What to look for: - Recent milestones: Funding, product launches, expansions, layoffs. (Signals change or openness to new vendors.) - Technology shifts: Are they adopting a competitor? Hiring for a role you can help with? - Public statements: CEO interviews, blog posts, or LinkedIn updates that point to pain points or goals.
How to do it in Aomni: - Run the research tool on each company. - Scan the results for usable nuggets, not just noise. One or two real facts beat a wall of generic data.
What to ignore: - Random PR fluff. - Old news (>6 months) unless it’s still relevant. - Info that doesn’t connect to what you actually sell.
Pro Tip: If you can’t see how a “fact” would lead to a real conversation, skip it. Don’t force it just to check a box.
4. Write Outreach That’s Actually Personalized
Here’s where most “personalized” campaigns fall apart. Swapping in a company name or job title isn’t personalization—it’s just a mail merge. The goal is to show the prospect you did some homework and actually have a reason for reaching out.
How Aomni helps: - It can draft emails that reference the insights you just found. - You can create templates that insert real details, not just names and titles.
How to make it work: - Start with a real hook: “Saw your team just rolled out X—how’s that going?” - Connect the dot: “We’ve helped others in [their situation] handle [pain point].” - Keep it short. 3–5 sentences is plenty. The more you write, the less they’ll read.
What doesn’t work: - Overly formal intros (“I hope this email finds you well…”) - Vague value props (“I’d love to connect to see if there’s synergy…”) - Dumping your whole pitch in the first email.
Sample structure:
Subject: Congrats on [specific event] — quick question
Hi [Name],
Noticed [recent milestone] at [Company]—that’s a big move.
Curious how you’re tackling [related challenge].
We’ve worked with [similar companies] on [solution].
Worth a quick chat?
Pro Tip: If you can swap the company name and the email still makes sense, it’s not personalized enough.
5. Review and Edit Before Sending
No tool, not even Aomni, is perfect out of the box. Before you hit send:
- Spot-check the output: Does each email actually make sense for the recipient?
- Check for dumb mistakes: Wrong company? Awkward phrasing? (It happens.)
- Tweak by hand if needed: A little personal touch—like a note about a mutual connection or a recent post—can go a long way.
What to skip: Don’t obsess over every word. Good-enough and sent beats perfect and never shipped.
6. Set Up Outreach and Tracking
Aomni can connect to various email tools or CRMs, but it’s only as good as the follow-through.
- Sync your campaign: Make sure emails are queued up for the right people.
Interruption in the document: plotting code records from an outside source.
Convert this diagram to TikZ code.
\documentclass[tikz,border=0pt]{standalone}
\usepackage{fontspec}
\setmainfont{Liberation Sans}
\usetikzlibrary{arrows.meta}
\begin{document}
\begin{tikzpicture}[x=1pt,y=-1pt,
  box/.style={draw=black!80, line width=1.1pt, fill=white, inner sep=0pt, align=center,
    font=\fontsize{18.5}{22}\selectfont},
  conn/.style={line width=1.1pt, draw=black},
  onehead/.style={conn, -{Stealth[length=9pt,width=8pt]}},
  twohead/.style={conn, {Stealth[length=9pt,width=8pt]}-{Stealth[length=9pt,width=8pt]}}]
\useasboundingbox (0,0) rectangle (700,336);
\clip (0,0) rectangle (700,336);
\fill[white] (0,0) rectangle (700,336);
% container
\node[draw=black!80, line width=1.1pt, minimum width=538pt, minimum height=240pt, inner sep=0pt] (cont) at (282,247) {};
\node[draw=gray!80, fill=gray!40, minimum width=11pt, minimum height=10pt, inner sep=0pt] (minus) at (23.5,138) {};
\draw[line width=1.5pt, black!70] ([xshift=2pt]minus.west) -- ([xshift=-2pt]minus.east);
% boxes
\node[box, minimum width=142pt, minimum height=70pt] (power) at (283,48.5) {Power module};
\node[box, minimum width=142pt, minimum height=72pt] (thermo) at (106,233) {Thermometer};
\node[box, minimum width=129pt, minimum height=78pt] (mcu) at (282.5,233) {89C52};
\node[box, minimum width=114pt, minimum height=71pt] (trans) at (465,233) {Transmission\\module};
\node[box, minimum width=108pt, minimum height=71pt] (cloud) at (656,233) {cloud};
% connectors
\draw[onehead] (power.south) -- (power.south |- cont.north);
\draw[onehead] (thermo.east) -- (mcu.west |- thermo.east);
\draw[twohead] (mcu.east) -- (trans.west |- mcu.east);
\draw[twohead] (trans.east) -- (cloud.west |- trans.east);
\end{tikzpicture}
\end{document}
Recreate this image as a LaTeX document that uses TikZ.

- Set reminders to follow up: Most replies come after the second or third nudge.
- Track opens and replies: Just don’t get creeped out by who clicked what. Use it to prioritize, not to stalk.
Avoid: Don’t automate every follow-up. A quick check-in after a few days is fine, but don’t send seven identical “bumping this up” emails. It just annoys people.
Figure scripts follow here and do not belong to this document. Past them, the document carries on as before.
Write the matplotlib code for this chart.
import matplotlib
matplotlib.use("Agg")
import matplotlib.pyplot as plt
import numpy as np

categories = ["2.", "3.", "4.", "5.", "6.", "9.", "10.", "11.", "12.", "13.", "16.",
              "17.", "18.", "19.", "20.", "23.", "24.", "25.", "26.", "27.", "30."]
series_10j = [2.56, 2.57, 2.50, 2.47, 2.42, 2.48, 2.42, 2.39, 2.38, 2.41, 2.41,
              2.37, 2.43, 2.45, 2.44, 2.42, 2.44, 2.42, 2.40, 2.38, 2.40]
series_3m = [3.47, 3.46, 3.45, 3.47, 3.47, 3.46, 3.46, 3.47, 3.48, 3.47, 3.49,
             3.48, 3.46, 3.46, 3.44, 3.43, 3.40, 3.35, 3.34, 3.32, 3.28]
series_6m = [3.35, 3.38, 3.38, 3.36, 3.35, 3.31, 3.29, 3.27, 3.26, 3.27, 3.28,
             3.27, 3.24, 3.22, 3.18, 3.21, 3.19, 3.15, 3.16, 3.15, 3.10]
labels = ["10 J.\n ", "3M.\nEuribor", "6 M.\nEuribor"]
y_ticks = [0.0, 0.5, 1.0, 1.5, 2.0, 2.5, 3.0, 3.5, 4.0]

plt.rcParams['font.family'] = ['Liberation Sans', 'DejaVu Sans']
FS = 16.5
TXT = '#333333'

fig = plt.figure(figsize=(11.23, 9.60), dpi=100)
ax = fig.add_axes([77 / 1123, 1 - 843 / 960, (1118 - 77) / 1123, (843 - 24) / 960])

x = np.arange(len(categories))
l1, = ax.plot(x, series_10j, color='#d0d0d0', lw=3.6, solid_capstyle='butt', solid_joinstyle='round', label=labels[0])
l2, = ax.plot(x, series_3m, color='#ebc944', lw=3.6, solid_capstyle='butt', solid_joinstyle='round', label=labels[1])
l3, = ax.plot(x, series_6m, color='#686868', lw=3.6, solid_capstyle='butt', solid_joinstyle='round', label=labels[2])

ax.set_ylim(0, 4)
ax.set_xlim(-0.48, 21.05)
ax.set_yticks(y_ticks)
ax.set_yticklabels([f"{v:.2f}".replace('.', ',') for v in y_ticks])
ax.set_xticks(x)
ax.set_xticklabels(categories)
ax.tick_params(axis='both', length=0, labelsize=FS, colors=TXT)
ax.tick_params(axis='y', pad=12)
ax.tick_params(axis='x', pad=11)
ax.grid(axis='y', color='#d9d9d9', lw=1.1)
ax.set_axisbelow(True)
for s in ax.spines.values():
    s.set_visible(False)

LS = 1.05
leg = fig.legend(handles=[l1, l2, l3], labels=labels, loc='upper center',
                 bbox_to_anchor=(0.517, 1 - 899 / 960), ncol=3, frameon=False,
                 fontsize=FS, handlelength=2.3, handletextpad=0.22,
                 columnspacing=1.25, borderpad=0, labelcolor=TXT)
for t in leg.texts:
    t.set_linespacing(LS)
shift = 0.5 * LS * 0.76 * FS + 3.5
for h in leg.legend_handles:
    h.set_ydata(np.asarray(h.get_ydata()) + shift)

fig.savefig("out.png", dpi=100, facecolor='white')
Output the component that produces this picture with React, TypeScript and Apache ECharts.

7. Analyze, Adjust, and Don’t Believe the Hype
After a week or two, see what’s working:
- Which emails got replies?
- Did your supposed “personalization” actually get responses, or did people ignore it?
- Are you getting quality conversations, or just polite brush-offs?
Adjust based on data: - If nothing’s working, revisit your list or your hook. Maybe you’re aiming at the wrong target, or your insight isn’t resonating. - If one type of message works, double down. Don’t be afraid to ditch what isn’t landing.
What to ignore: Vanity metrics. Opens are nice, but replies and booked meetings are what matter.
Final Thoughts: Keep It Simple, Keep It Real
Personalized outreach isn’t magic, and Aomni is a tool—not a silver bullet. The best campaigns are the ones you actually run, review, and improve. Don’t get lost in the weeds of “hyper-personalization” or try to automate your way to authenticity.
Start with a tight list, pull real insights, write like a human, and iterate. That’s how you cut through the noise—and actually book meetings.
Now, go send some emails. And remember—if you wouldn’t reply to your own message, rewrite it.